Devrim niteliğindeki ilk gelişme implante edilebilir kardiyoverter-defibrilatörlerin (ICD) insana takılması idi. Başlangıçta neredeyse tuğla büyüklüğünde ve ağırlığında olan, batın adalesi altına cerrahlarla birlikte yerleştirilmesi gereken bu cihazlar, o kadar süratle küçülüp hafifleşti ki, elektrofizyologlar tarafından göğüs duvarına, hatta bazen cilt altına yerleştirilebilir hale geldi. Hemen her ay eklenen teknolojik değişiklikler (bifazik şok, aktif ''can'', antitaşikardik ''pacing'', bradikardik ''pacing'' desteği, düşük enerjili şok, yüksek enerjili şok, elektrofizyolojik inceleme yapma imkanı, telemetri, morfoloji tanıma özelliği, atriyal defibrilasyon, biventriküler pacing...) o kadar süratli idi ki, implantasyon sayısının düşük olduğu günlerde, neredeyse her takışta yeni bir özellik eklenmiş modelleri elimizde bulur olduk. Cihazı taktıktan sonra ventriküler fibrilasyon (VF)'a giren ve ICD sayesinde yaşama dönen birkaç hasta, sonra onlarcası, ve nihayet yüzlercesi bu işle uğraşan elektrofizyologların günlük yaşamında karşılaştıkları zorlukları unutturan mutluluk kaynağı oldu. Kişisel gözlemlerin büyük ölçekli çalışmalar (MADIT, MADIT II, MUSTT, AVID, CASH, CIDS, SCD-HeF..) ile desteklenir olması, bu çalışmalara istinaden oluşturulan ve yayınlanan uluslar arası-ulusal kılavuzların ardı ardına yayınlanması geleceğe daha güvenle bakar hale gelmemizi sağladı.
Diğer yanda gerçekten şaşırtıcı ve heyecan verici bir gelişme bunu izledi. Başlangıçta doğru akım kullanarak, daha sonra radyofrekans enerjisi ile aritmi odaklarının ablasyonu, tedavi edilemez hastalıkları ortadan kaldırır oldu. His ablasyonu ile başlayan, AV hızlı yol, yavaş yol ya da aksesuar yolun, atriyal veya ventriküler aritmi odaklarının ablasyonu ile devam eden yolculuk, atriyal flatter'in de tedavisi ile çok önemli bir noktaya ulaştı. Bir köşede adeta hasta ve hekimlere meydan okuyan bir aritmi türü olan binlerce insanı etkileyen atriyal fibrilasyonun tahtı bile ablasyon sayesinde sallanır hale geldi.

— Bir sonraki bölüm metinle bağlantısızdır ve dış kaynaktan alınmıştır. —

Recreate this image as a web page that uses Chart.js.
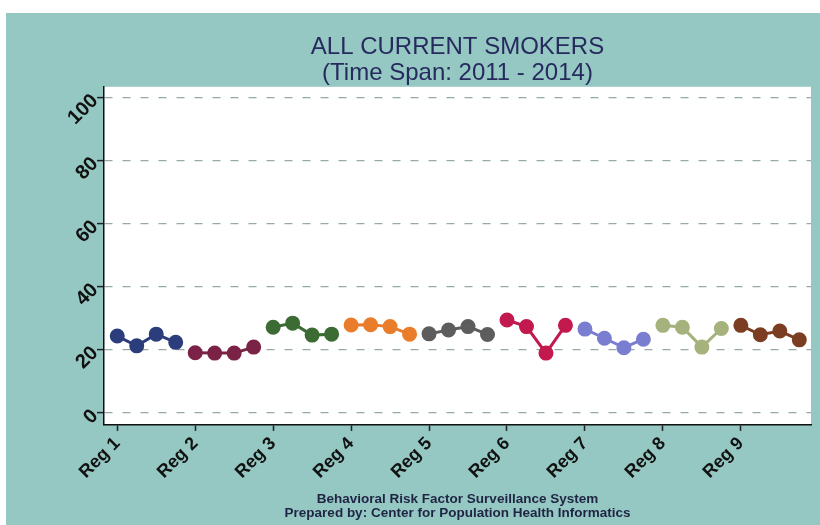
<!DOCTYPE html>
<html>
<head>
<meta charset="utf-8">
<script src="https://cdn.jsdelivr.net/npm/chart.js@4/dist/chart.umd.min.js"></script>
<style>
  html, body { margin: 0; padding: 0; background: #ffffff; }
  #wrap { position: absolute; left: 0; top: 0; width: 820px; height: 525px; }
</style>
</head>
<body>
<div id="wrap"><canvas id="smokersChart" width="820" height="525"></canvas></div>
<script>
const regionLabels = ['Reg 1', 'Reg 2', 'Reg 3', 'Reg 4', 'Reg 5', 'Reg 6', 'Reg 7', 'Reg 8', 'Reg 9'];
const years = [2011, 2012, 2013, 2014];
const yearOffsets = [0, 0.25, 0.5, 0.75];
const yTicks = [0, 20, 40, 60, 80, 100];

const reg1 = [24.4, 21.3, 25.0, 22.4];
const reg2 = [19.1, 19.0, 19.0, 20.9];
const reg3 = [27.2, 28.5, 24.7, 25.0];
const reg4 = [27.9, 28.0, 27.4, 25.0];
const reg5 = [25.1, 26.3, 27.4, 24.9];
const reg6 = [29.5, 27.4, 19.0, 27.8];
const reg7 = [26.6, 23.7, 20.7, 23.4];
const reg8 = [27.8, 27.2, 20.9, 26.8];
const reg9 = [27.8, 24.8, 26.0, 23.2];

const regionValues = [reg1, reg2, reg3, reg4, reg5, reg6, reg7, reg8, reg9];
const regionColors = ['#2c3d7c', '#7b2346', '#3d6b34', '#e97d2b', '#5d5d5d', '#c2194f', '#7a7ed0', '#a5b27c', '#7b3e22'];

const fontFamily = "'Liberation Sans', Arial, Helvetica, sans-serif";

const backdrop = {
  id: 'backdrop',
  beforeDraw(chart) {
    const { ctx, chartArea } = chart;
    ctx.save();
    ctx.fillStyle = '#95c8c2';
    ctx.fillRect(6, 13, chart.width - 6, chart.height - 13);
    ctx.fillStyle = '#ffffff';
    ctx.fillRect(chartArea.left, chartArea.top, chartArea.right - chartArea.left, chartArea.bottom - chartArea.top);
    ctx.restore();
  },
};

const datasets = regionValues.map((vals, i) => ({
  label: regionLabels[i],
  data: vals.map((v, j) => ({ x: i + 1 + yearOffsets[j], y: v, year: years[j] })),
  borderColor: regionColors[i],
  backgroundColor: regionColors[i],
  pointBackgroundColor: regionColors[i],
  pointBorderColor: regionColors[i],
  pointRadius: 6,
  borderWidth: 3,
  showLine: true,
  tension: 0,
}));

new Chart(document.getElementById('smokersChart'), {
  type: 'scatter',
  data: { datasets },
  plugins: [backdrop],
  options: {
    responsive: false,
    animation: false,
    layout: { padding: { left: 0, right: 6, top: 0, bottom: 0 } },
    plugins: {
      legend: { display: false },
      tooltip: { enabled: false },
      title: {
        display: true,
        fullSize: false,
        text: ['ALL CURRENT SMOKERS', '(Time Span: 2011 - 2014)'],
        color: '#262a5e',
        font: { family: fontFamily, size: 24, weight: 'normal', lineHeight: 1.1 },
        padding: { top: 34, bottom: 0 },
      },
      subtitle: {
        display: true,
        fullSize: false,
        position: 'bottom',
        text: ['Behavioral Risk Factor Surveillance System', 'Prepared by: Center for Population Health Informatics'],
        color: '#1f2444',
        font: { family: fontFamily, size: 13.5, weight: 'bold', lineHeight: 1.04 },
        padding: { top: 0, bottom: 5 },
      },
    },
    scales: {
      x: {
        type: 'linear',
        min: 0.83,
        max: 9.9,
        afterBuildTicks(axis) {
          axis.ticks = regionLabels.map((_, i) => ({ value: i + 1 }));
        },
        afterFit(axis) {
          axis.height = 67;
        },
        ticks: {
          autoSkip: false,
          minRotation: 45,
          maxRotation: 45,
          padding: 2,
          color: '#111111',
          font: { family: fontFamily, size: 18, weight: 'bold' },
          callback(value) {
            return regionLabels[Math.round(value) - 1] || '';
          },
        },
        grid: { drawOnChartArea: false, drawTicks: true, tickLength: 6, tickColor: '#222222', tickWidth: 1.5 },
        border: { display: true, color: '#111111', width: 1.5 },
      },
      y: {
        min: -3.8,
        max: 103.5,
        afterBuildTicks(axis) {
          axis.ticks = yTicks.map((v) => ({ value: v }));
        },
        afterFit(axis) {
          axis.width = 104;
        },
        ticks: {
          minRotation: 45,
          maxRotation: 45,
          padding: 2,
          color: '#111111',
          font: { family: fontFamily, size: 20, weight: 'bold' },
        },
        grid: {
          color: '#98aaa6',
          lineWidth: 1.2,
          drawTicks: true,
          tickLength: 7,
          tickColor: '#222222',
          tickWidth: 1.5,
          tickBorderDash: [],
        },
        border: { display: true, color: '#111111', width: 1.5, dash: [8, 10] },
      },
    },
  },
});
</script>
</body>
</html>
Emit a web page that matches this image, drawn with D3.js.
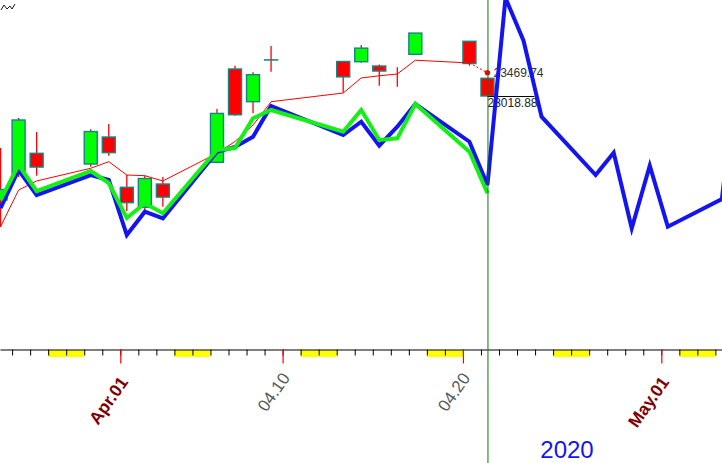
<!DOCTYPE html>
<html><head><meta charset="utf-8">
<script src="https://cdn.jsdelivr.net/npm/d3@7"></script>
<style>html,body{margin:0;padding:0;background:#fff;overflow:hidden;} svg{display:block;}</style>
</head><body>
<script>
// ---- data ----
const tradeDates = ["2020-03-25","2020-03-26","2020-03-27","2020-03-30","2020-03-31","2020-04-01","2020-04-02","2020-04-03","2020-04-06","2020-04-07","2020-04-08","2020-04-09","2020-04-13","2020-04-14","2020-04-15","2020-04-16","2020-04-17","2020-04-20","2020-04-21"];
const opens  = [20996,21502,21904,21696,22221,21243,20854,21307,21729,23544,22908,23722,23690,23686,23602,23447,23830,24083,23363];
const highs  = [22007,22591,22319,22371,22474,21482,21469,21443,22766,23608,23480,23991,23690,24011,23631,23577,24244,24089,23363];
const lows   = [20471,21443,21469,21644,21858,20782,20802,20866,21710,22636,22682,23491,23087,23666,23217,23200,23816,23608,23018.88];
const closes = [21200.55,22552.17,21636.78,22327.48,21917.16,20943.51,21413.44,21052.53,22679.99,22653.86,23433.57,23719.37,23390.77,23949.76,23504.35,23447,24242.49,23650.44,23018.88];
const maValues = [20477,21190,21366,21613,21741,21482,21469,21366,21904,22134,22455,22908,23077,23369,23412,23447,23715,23661,23469.74];
const greenValues = [20996,21677,21171,21560,21327,20646,20932,20737,21969,22007,22585,22747,22324,22747,22163,22196,22863,21935,21126];
const blueDates = tradeDates.concat(["2020-04-22","2020-04-23","2020-04-24","2020-04-27","2020-04-28","2020-04-29","2020-04-30","2020-05-01","2020-05-04","2020-05-05"]);
const blueValues = [20840,21580,21093,21482,21385,20315,20768,20640,21935,22027,22227,22824,22260,22519,22052,22422,22863,22130,21288,
                    24925,24094,22616,21482,21916,20446,21663,20477,21015,24108];
const labelDates = ["2020-04-01","2020-04-10","2020-04-20","2020-05-01"];
const labelTexts = ["Apr.01","04.10","04.20","May.01"];
const labelIsMonth = [true,false,false,true];
const yearLabel = "2020";
const maLabel = "23469.74";
const closeLabel = "23018.88";

// ---- layout ----
const W = 722, H = 463, axisY = 349;
const parse = d3.utcParse("%Y-%m-%d");
const xs = d3.scaleUtc().domain([parse("2020-04-01"), parse("2020-05-01")]).range([120.3, 661.3]);
const x = xs.copy().domain([xs.invert(0), xs.invert(W)]).range([0, W]);
const y = d3.scaleLinear().domain([18078.6, 24886]).range([350, 0]);
const half = 6.5;              // candle half width; candle sits right of its day tick
const cx = d => x(parse(d)) + half;

const svg = d3.select("body").append("svg").attr("width", W).attr("height", H)
  .style("font-family", "'Liberation Sans', Arial, sans-serif");

svg.append("defs").append("clipPath").attr("id","plot")
  .append("rect").attr("x",0).attr("y",0).attr("width",W).attr("height",axisY);

// small icon top-left
svg.append("path").attr("d","M1,10 L4,5 L7,9 L10,6 L12,9 L15,4")
  .attr("fill","none").attr("stroke","#000").attr("stroke-width",0.9);

// ---- x axis ----
const allDays = d3.utcDay.range(d3.utcDay.ceil(x.invert(0)), x.invert(W));
const weekend = allDays.filter(d => d.getUTCDay() === 6 || d.getUTCDay() === 0);
svg.append("g").selectAll("rect").data(weekend).join("rect")
  .attr("x", d => x(d)).attr("width", d => x(d3.utcDay.offset(d,1)) - x(d))
  .attr("y", axisY + 1).attr("height", 7).attr("fill", "#ffff00");

const axis = d3.axisBottom(x).tickValues(allDays).tickSize(6).tickSizeOuter(0).tickFormat("");
const gAxis = svg.append("g").attr("transform", `translate(0,${axisY}.5)`).call(axis);
gAxis.select(".domain").attr("stroke","#000").attr("stroke-width",1.2);
gAxis.selectAll(".tick line").attr("stroke","#000").attr("stroke-width",1);

const redAxis = d3.axisBottom(x).tickValues(labelDates.map(parse)).tickSize(14).tickSizeOuter(0).tickFormat("");
const gRed = svg.append("g").attr("transform", `translate(0,${axisY}.5)`).call(redAxis);
gRed.select(".domain").remove();
gRed.selectAll(".tick line").attr("stroke","#ff0000").attr("stroke-width",1.2);

svg.append("g").selectAll("text").data(labelDates).join("text")
  .attr("transform", (d,i) => `translate(${x(parse(d)) + (labelIsMonth[i] ? 8.5 : 8)},${labelIsMonth[i] ? 382 : 378}) rotate(-55)`)
  .attr("text-anchor","end")
  .attr("font-size", (d,i) => labelIsMonth[i] ? 17.5 : 17)
  .attr("font-weight", (d,i) => labelIsMonth[i] ? "bold" : "normal")
  .attr("fill", (d,i) => labelIsMonth[i] ? "#800000" : "#555a60")
  .text((d,i) => labelTexts[i]);

svg.append("text").attr("x", 567).attr("y", 458).attr("text-anchor","middle")
  .attr("font-size", 24).attr("fill", "#1414f0").text(yearLabel);

// ---- plot ----
const plot = svg.append("g").attr("clip-path","url(#plot)");

// candles
const candles = tradeDates.map((d,i) => ({d, o:opens[i], h:highs[i], l:lows[i], c:closes[i]}));
plot.append("g").selectAll("line").data(candles).join("line")
  .attr("x1", k => cx(k.d)).attr("x2", k => cx(k.d))
  .attr("y1", k => y(k.h)).attr("y2", k => y(k.l))
  .attr("stroke", "#ff0000").attr("stroke-width", 1.3);
plot.append("g").selectAll("rect").data(candles).join("rect")
  .attr("x", k => cx(k.d) - half).attr("width", half * 2)
  .attr("y", k => y(Math.max(k.o,k.c))).attr("height", k => Math.abs(y(k.o) - y(k.c)))
  .attr("fill", k => k.c > k.o ? "#00ff00" : "#ff0000")
  .attr("stroke", "#138585").attr("stroke-width", 1.4);

// MA line
const ma = tradeDates.map((d,i) => ({d, v: maValues[i]}));
const line = d3.line().x(p => cx(p.d)).y(p => y(p.v));
plot.append("path").datum(ma.slice(0, -1)).attr("d", line)
  .attr("fill","none").attr("stroke","#ff0000").attr("stroke-width",1);
plot.append("path").datum(ma.slice(-2)).attr("d", line)
  .attr("fill","none").attr("stroke","#ff0000").attr("stroke-width",1).attr("stroke-dasharray","2,2");
const lastMa = ma[ma.length-1];
plot.append("circle").attr("cx", cx(lastMa.d)).attr("cy", y(lastMa.v)).attr("r", 2.8).attr("fill","#ff0000");

// annotations
const lastC = candles[candles.length-1];
plot.append("text").attr("x", cx(lastMa.d) + 6).attr("y", y(lastMa.v) + 4)
  .attr("font-size", 12).attr("fill","#333").text(maLabel);
plot.append("line").attr("x1", cx(lastC.d)).attr("x2", cx(lastC.d) + 47)
  .attr("y1", y(lastC.c) + 0.5).attr("y2", y(lastC.c) + 0.5).attr("stroke","#000").attr("stroke-width",1);
plot.append("text").attr("x", cx(lastC.d)).attr("y", y(lastC.c) + 11)
  .attr("font-size", 12).attr("fill","#222").text(closeLabel);

// blue and green lines
const blue = blueDates.map((d,i) => ({d, v: blueValues[i]}));
const green = tradeDates.map((d,i) => ({d, v: greenValues[i]}));
plot.append("path").datum(blue).attr("d", line)
  .attr("fill","none").attr("stroke","#1414f0").attr("stroke-width",4).attr("stroke-linejoin","miter");
plot.append("path").datum(green).attr("d", line)
  .attr("fill","none").attr("stroke","#14f014").attr("stroke-width",4).attr("stroke-linejoin","miter");

// vertical current-day line
svg.append("line").attr("x1", cx(lastC.d) + 0.5).attr("x2", cx(lastC.d) + 0.5)
  .attr("y1", 0).attr("y2", H).attr("stroke", "#137013").attr("stroke-width", 1);
</script>
</body></html>
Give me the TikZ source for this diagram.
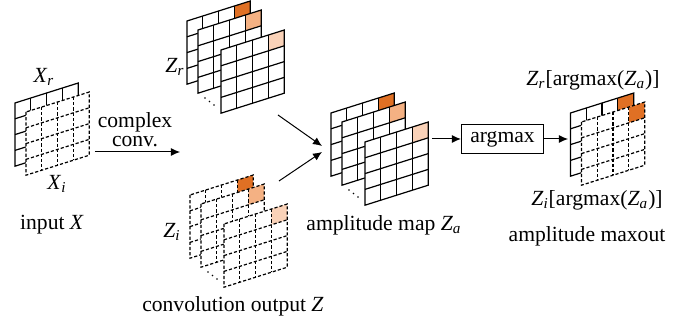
\documentclass[tikz,border=0pt]{standalone}
\usepackage{fontspec}
\IfFontExistsTF{Liberation Serif}{\setmainfont{Liberation Serif}}{\setmainfont{DejaVu Serif}}
\usetikzlibrary{arrows.meta, positioning}

\definecolor{hotorange}{RGB}{224,112,36}
\definecolor{midorange}{RGB}{244,177,131}
\definecolor{paleorange}{RGB}{250,210,184}

\newcommand{\vsub}[2]{\textit{#1}\textsubscript{\textit{#2}}}

% one slanted 4x4 map, top-left corner at #1
\newcommand{\sheet}[3]{%
  \begin{scope}[shift={#1}, yslant=0.316]
    \fill[white] (0,0) rectangle (63.2,-63.2);
    \fill[#3] (47.4,0) rectangle (63.2,-15.8);
    \draw[#2] (0,0) rectangle (63.2,-63.2);
    \foreach \k in {1,2,3}{
      \draw[#2] (15.8*\k,0) -- (15.8*\k,-63.2);
      \draw[#2] (0,-15.8*\k) -- (63.2,-15.8*\k);
    }
  \end{scope}}

% three maps behind each other
\newcommand{\mapstack}[2]{%
  \begin{scope}[shift={#1}]
    \sheet{(0,0)}{#2}{hotorange}
    \sheet{(11,-9)}{#2}{midorange}
    \foreach \d in {0,1,2}
      \fill (18+4.5*\d,-77-3.5*\d) circle (0.9);
    \sheet{(34,-29)}{#2}{paleorange}
  \end{scope}}

\begin{document}
\begin{tikzpicture}[
        x=0.5pt, y=0.5pt, line width=0.6pt,
        lbl/.style={font=\fontsize{10.8}{9.5}\selectfont, align=center, inner sep=1pt},
        box/.style={draw, rectangle, minimum width=41pt, minimum height=13.5pt, font=\fontsize{10.8}{9.5}\selectfont},
        arrow/.style={-{Latex[length=4.5pt, width=4pt]}, line width=0.5pt},
        hidden/.style={dash pattern=on 1.6pt off 1pt}
    ]
        \useasboundingbox (0,0) rectangle (693,-324);

        % --- input X ---
        \sheet{(15,-103)}{solid}{white}
        \sheet{(26,-112)}{hidden}{white}
        \node[lbl] (xr) at (44,-77) {\vsub{X}{r}};
        \node[lbl] (xi) at (57,-184) {\vsub{X}{i}};
        \node[lbl] (inputlbl) at (52,-225) {input \textit{X}};

        \coordinate (xout) at (95,-152);
        \coordinate (convin) at (180,-152);
        \draw[arrow] (xout) -- (convin);
        \node[lbl] (convlbl) at (135,-130) {complex\\conv.};

        % --- convolution output Z ---
        \mapstack{(187,-21)}{solid}
        \mapstack{(190,-195)}{hidden}
        \node[lbl] (zr) at (175,-67) {\vsub{Z}{r}};
        \node[lbl] (zi) at (172,-232) {\vsub{Z}{i}};
        \node[lbl] (convoutlbl) at (233,-306) {convolution output \textit{Z}};

        % --- amplitude map ---
        \mapstack{(331,-113)}{solid}
        \node[lbl] (amplbl) at (384,-225) {amplitude map \vsub{Z}{a}};

        \coordinate (zrout) at (278,-115);
        \coordinate (zrin) at (322,-146);
        \coordinate (ziout) at (279,-181);
        \coordinate (ziin) at (322,-152);
        \draw[arrow] (zrout) -- (zrin);
        \draw[arrow] (ziout) -- (ziin);

        % --- argmax + maxout ---
        \node[box] (argmax) at (502.5,-139) {argmax};
        \coordinate (ampout) at (432,-139);
        \coordinate (maxin) at (568,-139);
        \draw[arrow] (ampout) -- (argmax.west);
        \draw[arrow] (argmax.east) -- (maxin);

        \sheet{(570.5,-113)}{solid}{hotorange}
        \sheet{(581.5,-122)}{hidden}{hotorange}
        \node[lbl] (zrmax) at (593,-80) {\vsub{Z}{r}[argmax(\vsub{Z}{a})]};
        \node[lbl] (zimax) at (597,-200) {\vsub{Z}{i}[argmax(\vsub{Z}{a})]};
        \node[lbl] (maxoutlbl) at (587,-236) {amplitude maxout};

    \end{tikzpicture}
\end{document}
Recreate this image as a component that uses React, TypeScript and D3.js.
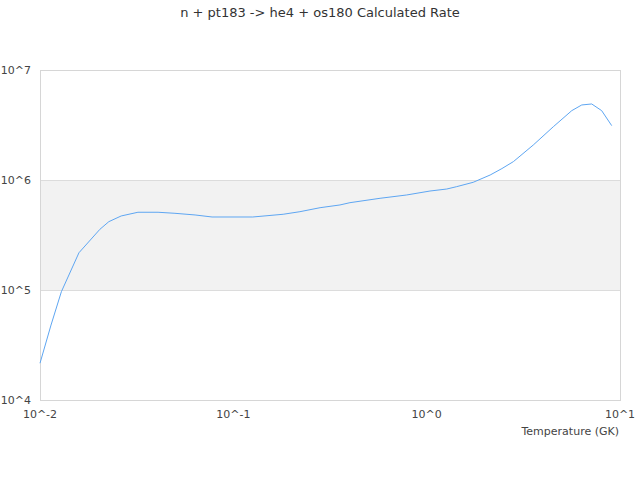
import { useEffect, useRef } from "react"
import * as d3 from "d3"

// temperatures (GK) and rates
const temps = [
  0.01, 0.0114, 0.0129, 0.0159, 0.0204, 0.0227, 0.0263, 0.0321, 0.0408, 0.0499,
  0.0634, 0.0776, 0.126, 0.181, 0.221, 0.281, 0.356, 0.401, 0.574, 0.788,
  1.04, 1.27, 1.43, 1.74, 2.13, 2.45, 2.81, 3.56, 4.52, 5.63, 6.34, 7.14, 8.04, 9.06,
]
const rates = [
  2.16e4, 4.8e4, 9.65e4, 2.18e5, 3.56e5, 4.18e5, 4.71e5, 5.09e5, 5.09e5, 4.98e5,
  4.81e5, 4.61e5, 4.61e5, 4.88e5, 5.15e5, 5.6e5, 5.93e5, 6.22e5, 6.82e5, 7.31e5,
  7.94e5, 8.28e5, 8.7e5, 9.53e5, 1.11e6, 1.27e6, 1.47e6, 2.08e6, 3.05e6, 4.27e6,
  4.81e6, 4.91e6, 4.27e6, 3.12e6,
]
const xTicks = [0.01, 0.1, 1, 10]
const xTickLabels = ["10^-2", "10^-1", "10^0", "10^1"]
const yTicks = [1e4, 1e5, 1e6, 1e7]
const yTickLabels = ["10^4", "10^5", "10^6", "10^7"]

const title = "n + pt183 -> he4 + os180 Calculated Rate"
const xTitle = "Temperature (GK)"

export default function App() {
  const svgRef = useRef<SVGSVGElement>(null)

  useEffect(() => {
    if (!svgRef.current) return
    const svg = d3.select(svgRef.current)
    svg.selectAll("*").remove()

    const width = 640
    const height = 480
    const margin = { top: 70, right: 20, bottom: 80, left: 40 }
    const innerWidth = width - margin.left - margin.right
    const innerHeight = height - margin.top - margin.bottom
    const font = "'DejaVu Sans', sans-serif"

    const x = d3.scaleLog().domain([0.01, 10]).range([0, innerWidth])
    const y = d3.scaleLog().domain([1e4, 1e7]).range([innerHeight, 0])

    svg.append("rect").attr("width", width).attr("height", height).attr("fill", "#fff")

    svg
      .append("text")
      .attr("x", width / 2)
      .attr("y", 16.5)
      .attr("text-anchor", "middle")
      .attr("font-family", font)
      .attr("font-size", 13)
      .attr("fill", "#333")
      .text(title)

    const g = svg.append("g").attr("transform", `translate(${margin.left},${margin.top})`)

    // alternating band
    g.append("rect")
      .attr("x", 0)
      .attr("width", innerWidth)
      .attr("y", y(1e6))
      .attr("height", y(1e5) - y(1e6))
      .attr("fill", "#f2f2f2")

    g.selectAll(".grid")
      .data(yTicks.slice(1, -1))
      .enter()
      .append("line")
      .attr("x1", 0)
      .attr("x2", innerWidth)
      .attr("y1", (d) => y(d) + 0.5)
      .attr("y2", (d) => y(d) + 0.5)
      .attr("stroke", "#dcdcdc")

    g.append("rect")
      .attr("x", 0.5)
      .attr("y", 0.5)
      .attr("width", innerWidth)
      .attr("height", innerHeight)
      .attr("fill", "none")
      .attr("stroke", "#d6d6d6")

    const line = d3
      .line<number>()
      .x((_, i) => x(temps[i]))
      .y((d) => y(d))

    g.append("path")
      .datum(rates)
      .attr("fill", "none")
      .attr("stroke", "#5ea6f2")
      .attr("stroke-width", 1)
      .attr("d", line)

    g.selectAll(".ylab")
      .data(yTicks)
      .enter()
      .append("text")
      .attr("x", -9)
      .attr("y", (d) => y(d))
      .attr("dy", "0.35em")
      .attr("text-anchor", "end")
      .attr("font-family", font)
      .attr("font-size", 11)
      .attr("fill", "#444")
      .text((_, i) => yTickLabels[i])

    g.selectAll(".xlab")
      .data(xTicks)
      .enter()
      .append("text")
      .attr("x", (d) => x(d))
      .attr("y", innerHeight + 14)
      .attr("dy", "0.35em")
      .attr("text-anchor", "middle")
      .attr("font-family", font)
      .attr("font-size", 11)
      .attr("fill", "#444")
      .text((_, i) => xTickLabels[i])

    g.append("text")
      .attr("x", innerWidth - 1)
      .attr("y", innerHeight + 31)
      .attr("dy", "0.35em")
      .attr("text-anchor", "end")
      .attr("font-family", font)
      .attr("font-size", 11)
      .attr("fill", "#444")
      .text(xTitle)
  }, [])

  return (
    <div style={{ position: "absolute", left: 0, top: 0, width: 640, height: 480 }}>
      <svg ref={svgRef} width={640} height={480} style={{ display: "block" }} />
    </div>
  )
}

Derken yeni bir alan ışıldamaya başladı: biventriküler ''pacing''.. Belki de en çaresiz olduğumuz, başlangıçta insanlarımızın yaşam kalitesini yok eden, daha sonra da kısa denilebilecek bir sürede de ölümlerine neden olan kalp yetersizliği, ilaç tedavisinde sağlanan önemli gelişmelere (ACE inhibitörleri, beta blokerler, aldosteron antagonistleri...) rağmen hala tıbbi gelişmelere meydan okuyordu. Biventriküler pacing ya da kardiyak resenkronizasyon tedavisi ile önce yaşam kalitesinin artabileceği, hastaların biraz daha rahat nefes alabilecekleri görüldü (MUSTIC, MIRACLE...) ve daha sonra yaşamın bile uzatılabileceği (CARE-HF) kanıtlandı. Uygun vakalarda ''biventriküler pacing'' yanı sıra ICD özelliği de bulunan cihazların tedaviye eklenmesi (COMPANION) yaşam beklentisini daha da arttıracaktı.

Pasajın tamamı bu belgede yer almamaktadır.